Activity 2: Soil to Slice Connections (30 minutes)

  1. Review the main concepts about producing pizza ingredients.
    1. Nearly all pizza ingredients come from plants or animals raised on farms.
    2. Natural resources are needed to produce pizza and other food and household products. Natural resources (sun, soil, water, air, plants and animals).
    3. The growing, processing, and distributing of food is called the food supply chain. It has three parts:
      1. Production involves raising plants and animals for the raw ingredients. Production happens on different types of farms including livestock farms and ranches, vegetable farms and greenhouses, orchards, etc.
      2. Processing is the process of turning the raw ingredients into the food products that are purchased by consumers. Processing may include cleaning, cooking, cutting, packaging, and more.  
      3. Distribution includes marketing and distributing food products to restaurants, grocery stores, schools, etc.
  2. As a class complete the Pizza ingredients natural resources worksheet.
  3. For each resource walk through the steps for each item as a class and have students fill in the worksheet as you go.
    1. Example
      1. Tomatoes are plants so they need seeds to be planted to grow -> tomatoes seeds are planted in soil -> those seeds need sunlight to grow -> in addition to sunlight the tomato plants also need water -> ripe tomatoes are harvested and used to make sauce for pizza.
      2. Cheese is made from milk which comes from dairy cattle -> dairy cattle are fed crops that were grown in soil -> farmers milk the cattle and collect the milk -> the milk is heated to begin making cheese. Burning gas is one way to create heat.
      3. Pork comes from pigs -> pigs are fed grain which comes from plants -> the pigs continue to eat and grow until they reach market weight -> the pigs are loaded onto a truck which is powered by gas -> the pigs are harvested, and the meat is collected -> the meat is cooked using heat.

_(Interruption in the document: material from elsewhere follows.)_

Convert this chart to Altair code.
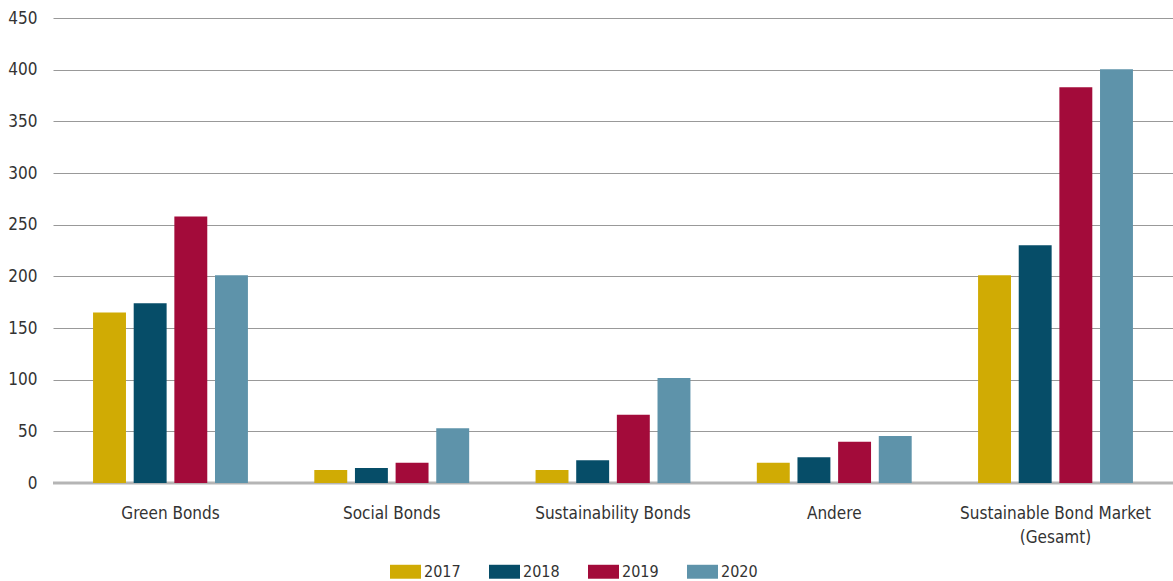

Agriculture Literacy Outcomes

  • T1.K-2.c. Identify natural resources
  • T2.K-2.b. Identify animals involved in agricultural production and their uses (i.e., work, meat, dairy, eggs)
  • T5.K-2.c. Identify places and methods of exchange for agricultural products in the local area
  • T5.K-2.e.Identify the people and careers involved from production to consumption of agricultural products

Iowa Core Standards


  • RL.K.1. With prompting and support, ask and answer questions about key details in a text.
  • RL.K.3. With prompting and support, identify characters, settings and major events in a story.
  • RL.1.1. Ask and answer questions about key details in a text.
  • RL.1.3. Describe characters, settings and major events in a story, using key details.
  • RL.2.1. Ask and answer such questions as who, what, when, why and how to demonstrate understanding of key details in a text
  • RL.2.7. Use information gained from the illustrations and words in a print or digital text to demonstrate understanding of its characters, setting, or plot.
  • SL.2.2. Recount or describe key ideas or details from a text read aloud or information presented orally or though other media.